* **Short task**:
Pictures stay out of this copy, which runs from the first line of the material through the line containing "import matplotlib.pyplot as plt".

* **Exercise data**:

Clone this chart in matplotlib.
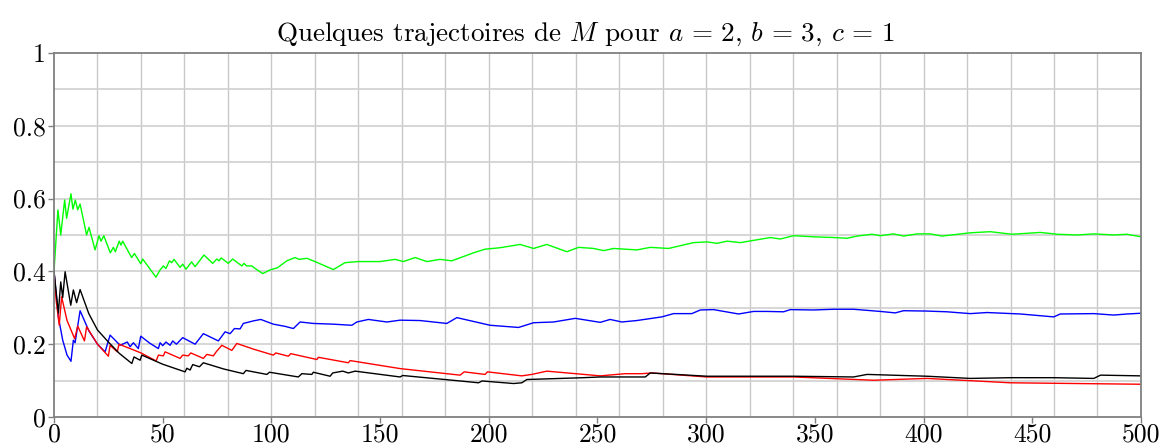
import matplotlib
matplotlib.use("Agg")
import matplotlib.pyplot as plt

# trajectories of M (step n, value)
n_green = [0, 1.8, 3.1, 4.9, 5.8, 7.8, 8.7, 9.8, 10.9, 12,
           15, 16.1, 18.9, 20.7, 21.6, 22.9, 25.9, 27.3, 28.2, 30,
           30.8, 31.6, 35.7, 37, 39.9, 40.8, 46.9, 48.8, 50.3, 51.5,
           53.1, 54.1, 55.2, 58, 59.2, 60.7, 63.3, 64.9, 69, 73,
           74.9, 75.9, 76.9, 80.2, 82.2, 86.4, 87.4, 88.6, 91, 92.5,
           96, 99.4, 102.8, 107.1, 110.9, 112.7, 116.3, 120, 123.9, 128.5,
           133.9, 140, 150, 156.9, 160.7, 166.1, 171.5, 177.6, 183, 193,
           198.3, 205.2, 214.4, 220.6, 226.7, 235.9, 241.3, 248.2, 252.8, 257.4,
           268.1, 274.3, 282.7, 294.2, 300.4, 305, 309.6, 315.7, 329.5, 334.1,
           340.2, 349.4, 358.6, 364.8, 369.4, 376.3, 380.1, 386.2, 390.8, 397,
           403.1, 408.5, 421.5, 430.7, 440.7, 453.7, 461.4, 470.6, 478.3, 487.5,
           493.6, 500]
m_green = [0.400, 0.569, 0.500, 0.596, 0.546, 0.613, 0.571, 0.596, 0.569, 0.585,
           0.500, 0.521, 0.459, 0.498, 0.483, 0.498, 0.451, 0.466, 0.454, 0.483,
           0.472, 0.483, 0.438, 0.449, 0.421, 0.434, 0.384, 0.404, 0.415, 0.408,
           0.429, 0.424, 0.433, 0.411, 0.420, 0.406, 0.426, 0.413, 0.445, 0.422,
           0.434, 0.429, 0.437, 0.422, 0.434, 0.415, 0.422, 0.415, 0.415, 0.408,
           0.394, 0.404, 0.410, 0.429, 0.438, 0.433, 0.436, 0.427, 0.417, 0.405,
           0.424, 0.427, 0.427, 0.433, 0.427, 0.438, 0.427, 0.433, 0.429, 0.451,
           0.461, 0.465, 0.474, 0.463, 0.474, 0.454, 0.466, 0.463, 0.457, 0.463,
           0.459, 0.466, 0.463, 0.479, 0.481, 0.477, 0.483, 0.479, 0.493, 0.489,
           0.498, 0.495, 0.493, 0.491, 0.497, 0.502, 0.498, 0.503, 0.497, 0.503,
           0.503, 0.497, 0.506, 0.509, 0.502, 0.507, 0.502, 0.500, 0.503, 0.500,
           0.502, 0.495]

n_blue = [0, 2, 4, 6, 7.8, 8.9, 9.7, 12, 16, 20,
          23.5, 25.8, 30.4, 33.7, 35, 36.5, 38.8, 39.9, 44, 48,
          48.8, 50, 51.5, 53.4, 54.6, 56.3, 59.2, 64.9, 68.7, 75.6,
          78.7, 81, 83, 85.6, 87.1, 91.7, 95.1, 100.9, 106.3, 110.1,
          113.2, 119.3, 128.5, 137, 139.3, 144.6, 153.1, 159.2, 168.4, 180.7,
          185.3, 200.6, 213.7, 220.6, 229.8, 239.8, 251.3, 255.8, 261.2, 268.1,
          279.6, 285, 293.4, 297.3, 303.4, 314.9, 321.8, 327.9, 335.6, 338.7,
          349.4, 358.6, 367.8, 380.1, 387, 390.8, 401.6, 410.8, 421.5, 429.2,
          444.5, 459.9, 462.9, 478.3, 487.5, 493.6, 500]
m_blue = [0.400, 0.275, 0.211, 0.170, 0.153, 0.211, 0.204, 0.292, 0.237, 0.200,
          0.179, 0.225, 0.197, 0.206, 0.193, 0.204, 0.188, 0.222, 0.203, 0.188,
          0.204, 0.196, 0.206, 0.197, 0.209, 0.200, 0.218, 0.200, 0.229, 0.209,
          0.234, 0.229, 0.243, 0.242, 0.257, 0.264, 0.268, 0.255, 0.249, 0.243,
          0.261, 0.257, 0.255, 0.252, 0.261, 0.268, 0.261, 0.266, 0.265, 0.257,
          0.273, 0.252, 0.246, 0.259, 0.261, 0.271, 0.260, 0.268, 0.261, 0.265,
          0.275, 0.284, 0.284, 0.294, 0.295, 0.283, 0.290, 0.290, 0.289, 0.295,
          0.294, 0.296, 0.296, 0.290, 0.286, 0.292, 0.291, 0.289, 0.284, 0.287,
          0.283, 0.275, 0.283, 0.284, 0.280, 0.283, 0.285]

n_red = [0, 1, 2.4, 3.5, 6, 9.5, 10.9, 14, 15, 20,
         25, 25.8, 29.1, 29.9, 35, 40, 47, 48, 50.3, 51.1,
         58, 59.2, 61.8, 62.9, 68.7, 70.3, 73.3, 74.6, 77.2, 81.8,
         84.1, 92, 100.9, 102, 107.8, 108.9, 120.9, 121.6, 135.4, 136.2,
         159.2, 186.8, 188.7, 198.3, 199.4, 215.2, 219.8, 226.7, 251.3, 262.7,
         270.4, 275, 300.4, 318.8, 340.2, 377, 401.6, 439.9, 500]
m_red = [0.400, 0.320, 0.252, 0.330, 0.265, 0.215, 0.250, 0.209, 0.248, 0.200,
         0.167, 0.197, 0.179, 0.200, 0.188, 0.176, 0.154, 0.170, 0.168, 0.179,
         0.161, 0.170, 0.168, 0.176, 0.161, 0.172, 0.168, 0.179, 0.197, 0.183,
         0.202, 0.186, 0.170, 0.176, 0.167, 0.174, 0.158, 0.164, 0.149, 0.155,
         0.133, 0.115, 0.124, 0.117, 0.124, 0.113, 0.117, 0.126, 0.113, 0.119,
         0.119, 0.121, 0.110, 0.110, 0.110, 0.101, 0.106, 0.094, 0.090]

n_black = [0, 2, 3.1, 4, 5.1, 7.7, 8.9, 10.4, 12, 16,
           20, 25, 30, 35.8, 36.8, 39.6, 40.4, 50, 60.3, 61.1,
           62.6, 63.8, 66.9, 68.7, 78, 87.1, 88.3, 97.9, 99.1, 112.4,
           114, 118.6, 119.3, 127, 128.2, 132.8, 135.4, 138.5, 159.2, 160.4,
           186.8, 195.3, 196.9, 211.4, 215.2, 217.5, 243.6, 251.3, 272, 274.3,
           300.4, 340.2, 367.8, 374, 401.6, 421.5, 439.9, 459.9, 478.3, 481.4,
           500]
m_black = [0.400, 0.286, 0.371, 0.328, 0.399, 0.307, 0.349, 0.314, 0.350, 0.284,
           0.239, 0.206, 0.175, 0.147, 0.165, 0.156, 0.170, 0.145, 0.124, 0.134,
           0.129, 0.144, 0.138, 0.149, 0.132, 0.119, 0.128, 0.117, 0.123, 0.110,
           0.119, 0.117, 0.123, 0.112, 0.121, 0.126, 0.121, 0.126, 0.110, 0.114,
           0.099, 0.094, 0.099, 0.092, 0.094, 0.103, 0.108, 0.110, 0.110, 0.121,
           0.112, 0.112, 0.110, 0.117, 0.112, 0.106, 0.108, 0.108, 0.106, 0.115,
           0.113]

xticks = [0, 50, 100, 150, 200, 250, 300, 350, 400, 450, 500]
yticks = [0, 0.2, 0.4, 0.6, 0.8, 1]
ytick_labels = ["0", "0.2", "0.4", "0.6", "0.8", "1"]

plt.rcParams['font.family'] = 'cmr10'
plt.rcParams['mathtext.fontset'] = 'cm'
plt.rcParams['axes.formatter.use_mathtext'] = True

fig = plt.figure(figsize=(11.64, 4.45), dpi=100)
ax = fig.add_axes([0.0464, 0.0629, 0.9338, 0.8181])

# light grid every 20 steps and every 0.1
for x in range(20, 500, 20):
    ax.axvline(x, color='#c8c8c8', lw=1.0, zorder=0)
for k in range(1, 10):
    ax.axhline(k / 10, color='#d0d0d0', lw=1.2, zorder=0)

series = [(n_green, m_green, '#00ff00'), (n_blue, m_blue, '#0000ff'),
          (n_red, m_red, '#ff0000'), (n_black, m_black, 'black')]
for n, m, col in series:
    ax.plot(n, m, color=col, lw=1.0)

ax.set_xlim(0, 500)
ax.set_ylim(0, 1)
ax.set_xticks(xticks)
ax.set_xticklabels([str(t) for t in xticks])
ax.set_yticks(yticks)
ax.set_yticklabels(ytick_labels)
ax.tick_params(labelsize=18.5, length=4, width=1.0, color='#808080')
ax.tick_params(axis='x', pad=0.5)
ax.tick_params(axis='y', pad=2)
for s in ax.spines.values():
    s.set_color('#808080')
    s.set_linewidth(1.3)

ax.set_title(r'Quelques trajectoires de $M$ pour $a\,=\,2$, $b\,=\,3$, $c\,=\,1$',
             fontsize=19.5, pad=9, x=0.489)

fig.savefig('out.png', dpi=100)
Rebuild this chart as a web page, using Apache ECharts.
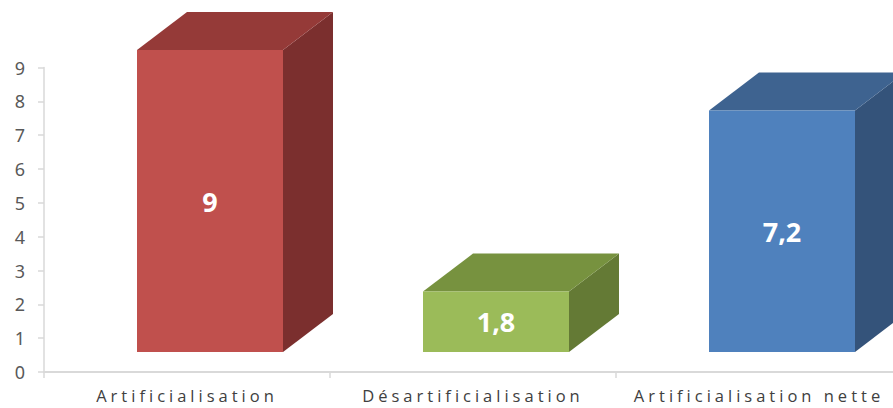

* **Expected output**:
Clone this chart in matplotlib.
import matplotlib
matplotlib.use("Agg")
import matplotlib.pyplot as plt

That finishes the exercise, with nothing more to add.